Согласно мусульманским сказаниям о конце света, Даджал, что означает «лжепророк», появится с востока на огромном осле. Он приведет с собой множество неверующих варваров и подчинит тиранической власти весь свет, кроме Мекки и Медины. Лживыми чудесами он покорит души многих правоверных. Его царствование продлится сорок лет, а затем его победят сошедшие с небес настоящие пророки — Иса и Махди.

Даджалом называли горцы донского казака Якова Бакланова. Он воевал на Кавказе с 1834 года, ходил в набеги под началом генерала Засса и уже тогда заслужил репутацию талантливого, но жестокого офицера.
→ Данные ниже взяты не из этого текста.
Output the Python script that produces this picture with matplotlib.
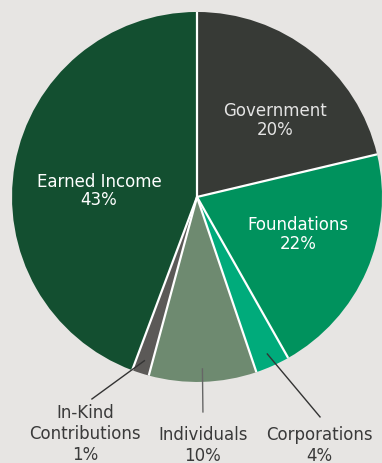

В 1846 году Бакланов принял командование 20-м Донским полком, защищавшим Кумыкскую линию.

За годы, проведенные на Кавказе, Бакланов хорошо узнал горские нравы и верования. В боях с чеченцами он рассчитывал не только на ловкость и силу своих казаков, но и на магию. Даджал, как мы помним, должен был появиться верхом на необычном животном — огромном осле. Бакланов купил громадного белого коня и только на нем появлялся на поле сражения. От своих осведомителей казак-ведьмак узнал, что среди горцев известна старинная легенда о хвостатой звезде, упавшей на землю со страшным грохотом. Упав, небесное тело раскололось надвое, и на свет вышел загадочный мальчик-богатырь. Подбежавшая волчица хотела было съесть пришельца, но тот ее скрутил и стал сосать волчье молоко. Местный Маугли вырос и стал править в горах, получив от кузнеца гигантский меч, сделанный из обломков звезды.

Бакланов велел выковать себе большую саблю, рукоять которой украсила голова барса. Не забыл полковой командир и о звезде. Он получил в свое распоряжение ракетную батарею. Толку от нее как от средства огневой поддержки было мало, но в качестве психологического оружия — то, что надо. По горам поползли слухи о страшных чудесах, творимых казаком. Так Бакланов стал Даджалом.

В 1851 году Бакланов повел на Кавказ свой второй полк — 17-й Донской. Находясь уже на Кавказской линии, его казаки получили странный подарок от неизвестного отправителя: шитое серебром черное полотнище, на котором изображен череп и скрещенные кости. Вокруг надпись: «Чаю воскресения из мертвых и жизни будущего века. Аминь». По некоторым сведениям выходило, что сшили это знамя послушницы Старочеркасского девичьего монастыря, но монастырская администрация от зловещего дара открестилась.

Бакланову штандарт пришелся по душе. Теперь он появлялся только под ним. Донцы баклановского полка поначалу недоумевали, но потом привыкли. Как пишет историк донского казачества Андрей Венков, «казакам он напоминал о вечной жизни… а на чеченцев наводил панический ужас». Клин клином побеждая смерть, Бакланов действовал подобно героям поттеровской саги — пожирателям смерти Волан-де-Морту и его приспешникам, использующим черепообразную черную метку.

В походе на Чечню 1854 года полк Бакланова дотла спалил двадцать чеченских селений. Земля Чечни и Дагестана пропиталась кровью, а в воздухе стоял густой запах гари.